> **WHAT YOU WILL DO**
Give the data again exactly, from its opening line through the line in which "comparison by year</text>" appears.

> **SUPPLIED INFORMATION**
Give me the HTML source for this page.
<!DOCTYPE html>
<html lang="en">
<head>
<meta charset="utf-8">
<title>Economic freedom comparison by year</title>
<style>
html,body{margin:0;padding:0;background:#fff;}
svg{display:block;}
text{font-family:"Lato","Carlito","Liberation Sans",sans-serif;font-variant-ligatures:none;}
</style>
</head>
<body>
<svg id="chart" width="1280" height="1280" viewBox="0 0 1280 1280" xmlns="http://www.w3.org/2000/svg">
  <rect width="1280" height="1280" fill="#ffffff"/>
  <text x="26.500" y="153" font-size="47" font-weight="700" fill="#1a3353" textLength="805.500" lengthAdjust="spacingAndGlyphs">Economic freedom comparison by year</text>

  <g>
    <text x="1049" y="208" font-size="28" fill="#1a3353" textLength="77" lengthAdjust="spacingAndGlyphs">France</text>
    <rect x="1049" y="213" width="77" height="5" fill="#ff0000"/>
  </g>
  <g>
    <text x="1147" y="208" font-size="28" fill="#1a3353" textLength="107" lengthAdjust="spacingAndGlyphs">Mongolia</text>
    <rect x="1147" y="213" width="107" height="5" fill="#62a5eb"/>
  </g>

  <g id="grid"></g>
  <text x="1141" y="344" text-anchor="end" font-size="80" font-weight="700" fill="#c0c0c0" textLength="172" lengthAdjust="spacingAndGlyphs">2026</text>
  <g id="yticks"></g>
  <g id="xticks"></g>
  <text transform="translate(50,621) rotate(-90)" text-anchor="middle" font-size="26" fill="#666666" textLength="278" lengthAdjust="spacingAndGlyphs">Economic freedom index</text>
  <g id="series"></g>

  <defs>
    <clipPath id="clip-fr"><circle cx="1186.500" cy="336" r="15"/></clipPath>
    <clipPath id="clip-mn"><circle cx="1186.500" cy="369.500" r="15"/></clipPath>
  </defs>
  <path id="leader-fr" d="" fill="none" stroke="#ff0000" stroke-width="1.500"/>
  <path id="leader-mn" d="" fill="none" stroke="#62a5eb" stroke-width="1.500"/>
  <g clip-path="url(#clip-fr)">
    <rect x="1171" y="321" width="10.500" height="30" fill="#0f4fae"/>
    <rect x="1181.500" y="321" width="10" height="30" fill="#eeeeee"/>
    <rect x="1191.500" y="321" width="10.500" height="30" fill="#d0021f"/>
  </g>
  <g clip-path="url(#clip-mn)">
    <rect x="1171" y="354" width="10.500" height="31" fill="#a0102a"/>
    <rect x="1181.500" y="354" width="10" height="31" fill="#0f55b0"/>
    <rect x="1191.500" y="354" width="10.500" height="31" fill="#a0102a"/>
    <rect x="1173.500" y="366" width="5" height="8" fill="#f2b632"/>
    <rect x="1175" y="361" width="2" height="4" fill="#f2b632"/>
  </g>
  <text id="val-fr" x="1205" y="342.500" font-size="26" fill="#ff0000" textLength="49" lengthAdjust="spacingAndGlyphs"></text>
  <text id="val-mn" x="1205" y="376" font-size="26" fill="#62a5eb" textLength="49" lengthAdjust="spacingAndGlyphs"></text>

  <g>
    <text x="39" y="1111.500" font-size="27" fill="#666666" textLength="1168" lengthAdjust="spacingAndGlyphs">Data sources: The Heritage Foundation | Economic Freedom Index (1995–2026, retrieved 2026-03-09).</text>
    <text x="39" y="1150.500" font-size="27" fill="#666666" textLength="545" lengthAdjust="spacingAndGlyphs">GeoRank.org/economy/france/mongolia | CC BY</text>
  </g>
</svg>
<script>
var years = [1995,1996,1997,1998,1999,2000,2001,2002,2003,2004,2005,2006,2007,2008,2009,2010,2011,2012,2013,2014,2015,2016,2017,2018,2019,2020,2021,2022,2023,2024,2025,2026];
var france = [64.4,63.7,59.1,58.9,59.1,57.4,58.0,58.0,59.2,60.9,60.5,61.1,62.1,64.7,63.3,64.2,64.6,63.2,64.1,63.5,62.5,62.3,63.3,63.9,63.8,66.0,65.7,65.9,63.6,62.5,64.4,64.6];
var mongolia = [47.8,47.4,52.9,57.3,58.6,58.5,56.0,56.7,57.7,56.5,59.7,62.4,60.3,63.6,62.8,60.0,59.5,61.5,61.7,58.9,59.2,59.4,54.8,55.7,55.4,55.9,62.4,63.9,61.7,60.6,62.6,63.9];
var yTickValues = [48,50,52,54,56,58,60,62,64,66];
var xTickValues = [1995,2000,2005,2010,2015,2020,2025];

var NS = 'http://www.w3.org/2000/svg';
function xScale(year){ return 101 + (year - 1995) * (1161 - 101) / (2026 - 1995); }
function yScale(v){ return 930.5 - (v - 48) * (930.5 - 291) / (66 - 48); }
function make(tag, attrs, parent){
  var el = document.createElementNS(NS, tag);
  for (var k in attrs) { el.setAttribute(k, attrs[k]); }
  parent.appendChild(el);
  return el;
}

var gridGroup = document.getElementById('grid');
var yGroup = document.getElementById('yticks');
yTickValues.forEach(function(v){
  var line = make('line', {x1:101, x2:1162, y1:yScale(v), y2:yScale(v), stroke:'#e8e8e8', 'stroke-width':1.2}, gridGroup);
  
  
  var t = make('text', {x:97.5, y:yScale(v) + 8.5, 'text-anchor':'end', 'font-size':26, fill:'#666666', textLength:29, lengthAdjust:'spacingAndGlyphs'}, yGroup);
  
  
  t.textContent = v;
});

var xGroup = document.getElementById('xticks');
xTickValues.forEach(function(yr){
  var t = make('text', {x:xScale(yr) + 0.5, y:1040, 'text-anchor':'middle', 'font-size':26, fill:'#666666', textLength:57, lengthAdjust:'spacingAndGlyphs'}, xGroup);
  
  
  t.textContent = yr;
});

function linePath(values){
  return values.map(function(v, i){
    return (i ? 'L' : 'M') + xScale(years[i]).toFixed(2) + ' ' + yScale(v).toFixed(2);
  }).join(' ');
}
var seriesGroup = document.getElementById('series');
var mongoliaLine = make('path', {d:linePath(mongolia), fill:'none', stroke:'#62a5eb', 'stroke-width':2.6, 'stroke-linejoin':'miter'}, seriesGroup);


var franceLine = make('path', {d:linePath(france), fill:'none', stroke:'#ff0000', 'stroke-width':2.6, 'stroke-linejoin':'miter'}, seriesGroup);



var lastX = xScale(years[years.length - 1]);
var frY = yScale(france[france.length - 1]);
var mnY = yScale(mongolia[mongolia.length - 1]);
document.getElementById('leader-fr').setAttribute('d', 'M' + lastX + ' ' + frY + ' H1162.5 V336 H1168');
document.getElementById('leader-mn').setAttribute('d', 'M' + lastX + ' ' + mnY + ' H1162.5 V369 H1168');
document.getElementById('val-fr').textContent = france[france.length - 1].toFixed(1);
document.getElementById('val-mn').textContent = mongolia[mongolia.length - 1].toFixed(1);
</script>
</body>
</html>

> **OUTPUT**
Give me the HTML source for this page.
<!DOCTYPE html>
<html lang="en">
<head>
<meta charset="utf-8">
<title>Economic freedom comparison by year</title>
<style>
html,body{margin:0;padding:0;background:#fff;}
svg{display:block;}
text{font-family:"Lato","Carlito","Liberation Sans",sans-serif;font-variant-ligatures:none;}
</style>
</head>
<body>
<svg id="chart" width="1280" height="1280" viewBox="0 0 1280 1280" xmlns="http://www.w3.org/2000/svg">
  <rect width="1280" height="1280" fill="#ffffff"/>
  <text x="26.500" y="153" font-size="47" font-weight="700" fill="#1a3353" textLength="805.500" lengthAdjust="spacingAndGlyphs">Economic freedom comparison by year</text>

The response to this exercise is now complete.